▶ EXERCISE
Would you repeat the listing exactly but omit every picture?

_ _ _

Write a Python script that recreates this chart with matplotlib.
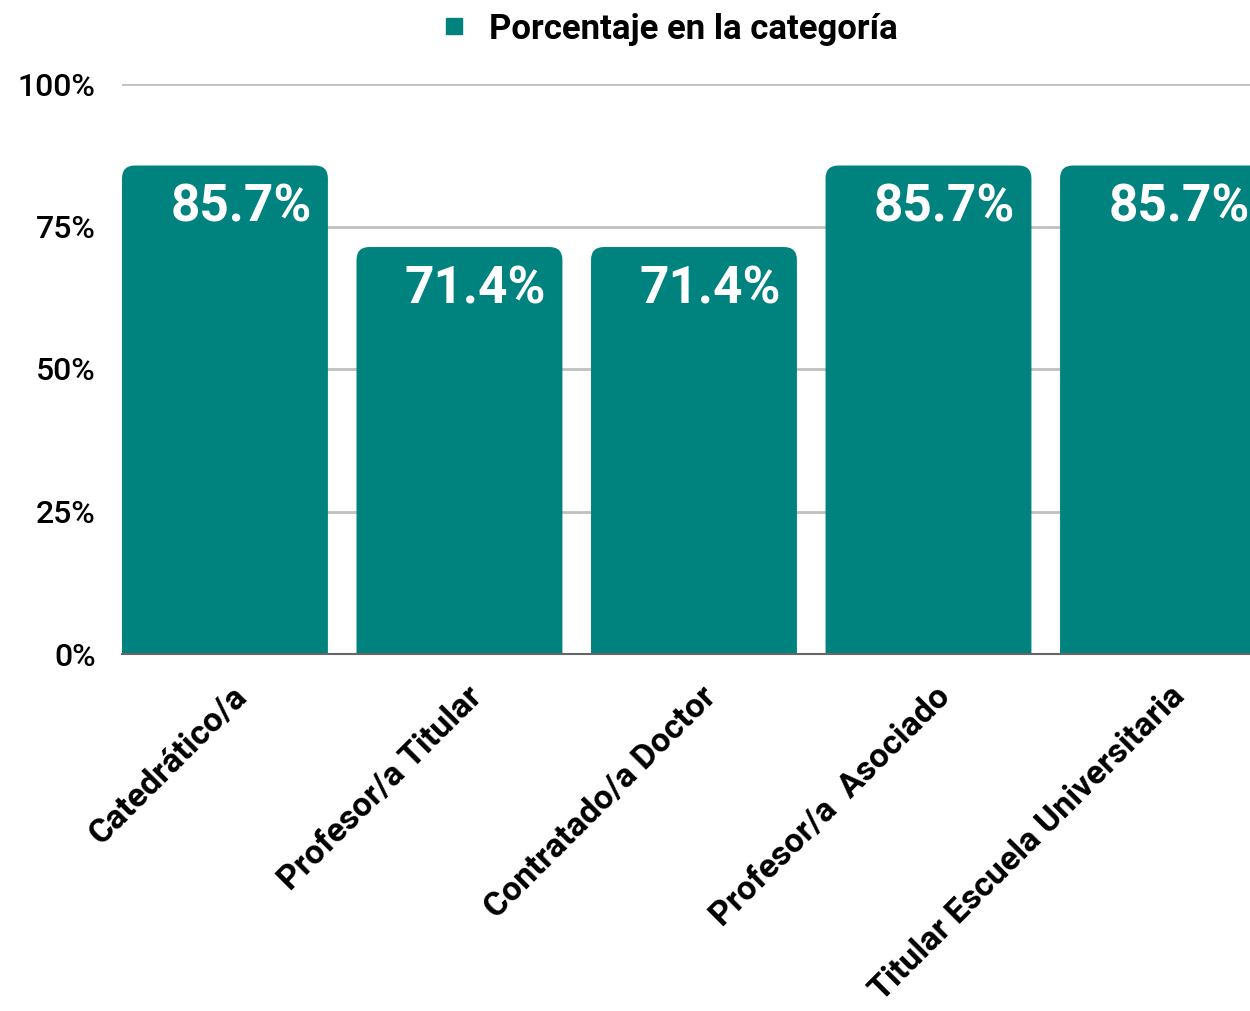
import numpy as np
import matplotlib
matplotlib.use("Agg")
import matplotlib.pyplot as plt
from matplotlib.patches import PathPatch
from matplotlib.path import Path
from matplotlib.lines import Line2D
import matplotlib.transforms as mtransforms

plt.rcParams['font.family'] = ['Roboto', 'DejaVu Sans']

# datos
categorias = ['Catedrático/a', 'Profesor/a Titular', 'Contratado/a Doctor',
              'Profesor/a  Asociado', 'Titular Escuela Universitaria']
porcentajes = [85.7, 71.4, 71.4, 85.7, 85.7]
etiquetas_y = ['0%', '25%', '50%', '75%', '100%']
serie = 'Porcentaje en la categoría'
color = '#00827f'

fig = plt.figure(figsize=(12.5, 10.11), dpi=100)
ax = fig.add_axes([122 / 1250, (1011 - 654) / 1011, 1 - 122 / 1250, 570 / 1011])

x = np.arange(len(categorias))
ancho = 0.878
barras = ax.bar(x, porcentajes, width=ancho, color=color, zorder=2)
ax.set_xlim(-0.439, 4.371)
ax.set_ylim(0, 100)


def barra_redondeada(x0, w, h, rx, ry):
    # solo las esquinas de arriba van redondeadas
    verts = [(x0, 0), (x0, h - ry), (x0, h), (x0 + rx, h),
             (x0 + w - rx, h), (x0 + w, h), (x0 + w, h - ry),
             (x0 + w, 0), (x0, 0)]
    codes = [Path.MOVETO, Path.LINETO, Path.CURVE3, Path.CURVE3,
             Path.LINETO, Path.CURVE3, Path.CURVE3,
             Path.LINETO, Path.CLOSEPOLY]
    return Path(verts, codes)


fig.canvas.draw()
px_x = ax.transData.transform((1, 0))[0] - ax.transData.transform((0, 0))[0]
px_y = ax.transData.transform((0, 1))[1] - ax.transData.transform((0, 0))[1]
rx, ry = 13 / px_x, 13 / px_y
for b in barras:
    b.set_visible(False)
    ax.add_patch(PathPatch(barra_redondeada(b.get_x(), b.get_width(), b.get_height(), rx, ry),
                           fc=color, ec='none', zorder=2))

# etiquetas de datos
for xi, v in zip(x, porcentajes):
    off = mtransforms.offset_copy(ax.transData, fig=fig, x=-16, y=-17, units='dots')
    ax.text(xi + ancho / 2, v, f'{v}%', transform=off, ha='right', va='top',
            color='white', fontsize=37, fontweight='bold', zorder=3, clip_on=False)

ax.set_yticks([0, 25, 50, 75, 100])
ax.set_yticklabels(etiquetas_y, fontsize=23, fontweight='medium')
ax.yaxis.grid(True, color='#c0c0c0', linewidth=2, zorder=0)
ax.tick_params(axis='y', length=0, pad=19)
ax.tick_params(axis='x', length=0, pad=19)
ax.set_xticks(x)
ax.set_xticklabels(categorias, rotation=45, ha='right', rotation_mode='anchor',
                   fontsize=24.5, fontweight='semibold')
desplaz = mtransforms.ScaledTranslation(6 / 100, 0, fig.dpi_scale_trans)
for t in ax.get_xticklabels():
    t.set_transform(t.get_transform() + desplaz)

for s in ['top', 'right', 'left']:
    ax.spines[s].set_visible(False)
ax.spines['bottom'].set_color('#666666')
ax.spines['bottom'].set_linewidth(1.5)
ax.spines['bottom'].set_zorder(3)

# leyenda
fig.legend(handles=[Line2D([], [], marker='s', color=color, linestyle='none', markersize=12)],
           labels=[serie], loc='center', bbox_to_anchor=(667 / 1250, 1 - 29 / 1011),
           frameon=False, handlelength=1.0, handletextpad=0.5,
           prop={'size': 25, 'weight': 'semibold'})

fig.savefig('out.png', dpi=100)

_ _ _

▶ FULL RESPONSE
Write a Python script that recreates this chart with matplotlib.
import numpy as np
import matplotlib
matplotlib.use("Agg")
import matplotlib.pyplot as plt
from matplotlib.patches import PathPatch
from matplotlib.path import Path
from matplotlib.lines import Line2D
import matplotlib.transforms as mtransforms

plt.rcParams['font.family'] = ['Roboto', 'DejaVu Sans']

# datos
categorias = ['Catedrático/a', 'Profesor/a Titular', 'Contratado/a Doctor',
              'Profesor/a  Asociado', 'Titular Escuela Universitaria']
porcentajes = [85.7, 71.4, 71.4, 85.7, 85.7]
etiquetas_y = ['0%', '25%', '50%', '75%', '100%']
serie = 'Porcentaje en la categoría'
color = '#00827f'

fig = plt.figure(figsize=(12.5, 10.11), dpi=100)
ax = fig.add_axes([122 / 1250, (1011 - 654) / 1011, 1 - 122 / 1250, 570 / 1011])

x = np.arange(len(categorias))
ancho = 0.878
barras = ax.bar(x, porcentajes, width=ancho, color=color, zorder=2)
ax.set_xlim(-0.439, 4.371)
ax.set_ylim(0, 100)


def barra_redondeada(x0, w, h, rx, ry):
    # solo las esquinas de arriba van redondeadas
    verts = [(x0, 0), (x0, h - ry), (x0, h), (x0 + rx, h),
             (x0 + w - rx, h), (x0 + w, h), (x0 + w, h - ry),
             (x0 + w, 0), (x0, 0)]
    codes = [Path.MOVETO, Path.LINETO, Path.CURVE3, Path.CURVE3,
             Path.LINETO, Path.CURVE3, Path.CURVE3,
             Path.LINETO, Path.CLOSEPOLY]
    return Path(verts, codes)


fig.canvas.draw()
px_x = ax.transData.transform((1, 0))[0] - ax.transData.transform((0, 0))[0]
px_y = ax.transData.transform((0, 1))[1] - ax.transData.transform((0, 0))[1]
rx, ry = 13 / px_x, 13 / px_y
for b in barras:
    b.set_visible(False)
    ax.add_patch(PathPatch(barra_redondeada(b.get_x(), b.get_width(), b.get_height(), rx, ry),
                           fc=color, ec='none', zorder=2))

# etiquetas de datos
for xi, v in zip(x, porcentajes):
    off = mtransforms.offset_copy(ax.transData, fig=fig, x=-16, y=-17, units='dots')
    ax.text(xi + ancho / 2, v, f'{v}%', transform=off, ha='right', va='top',
            color='white', fontsize=37, fontweight='bold', zorder=3, clip_on=False)

ax.set_yticks([0, 25, 50, 75, 100])
ax.set_yticklabels(etiquetas_y, fontsize=23, fontweight='medium')
ax.yaxis.grid(True, color='#c0c0c0', linewidth=2, zorder=0)
ax.tick_params(axis='y', length=0, pad=19)
ax.tick_params(axis='x', length=0, pad=19)
ax.set_xticks(x)
ax.set_xticklabels(categorias, rotation=45, ha='right', rotation_mode='anchor',
                   fontsize=24.5, fontweight='semibold')
desplaz = mtransforms.ScaledTranslation(6 / 100, 0, fig.dpi_scale_trans)
for t in ax.get_xticklabels():
    t.set_transform(t.get_transform() + desplaz)

for s in ['top', 'right', 'left']:
    ax.spines[s].set_visible(False)
ax.spines['bottom'].set_color('#666666')
ax.spines['bottom'].set_linewidth(1.5)
ax.spines['bottom'].set_zorder(3)

# leyenda
fig.legend(handles=[Line2D([], [], marker='s', color=color, linestyle='none', markersize=12)],
           labels=[serie], loc='center', bbox_to_anchor=(667 / 1250, 1 - 29 / 1011),
           frameon=False, handlelength=1.0, handletextpad=0.5,
           prop={'size': 25, 'weight': 'semibold'})

fig.savefig('out.png', dpi=100)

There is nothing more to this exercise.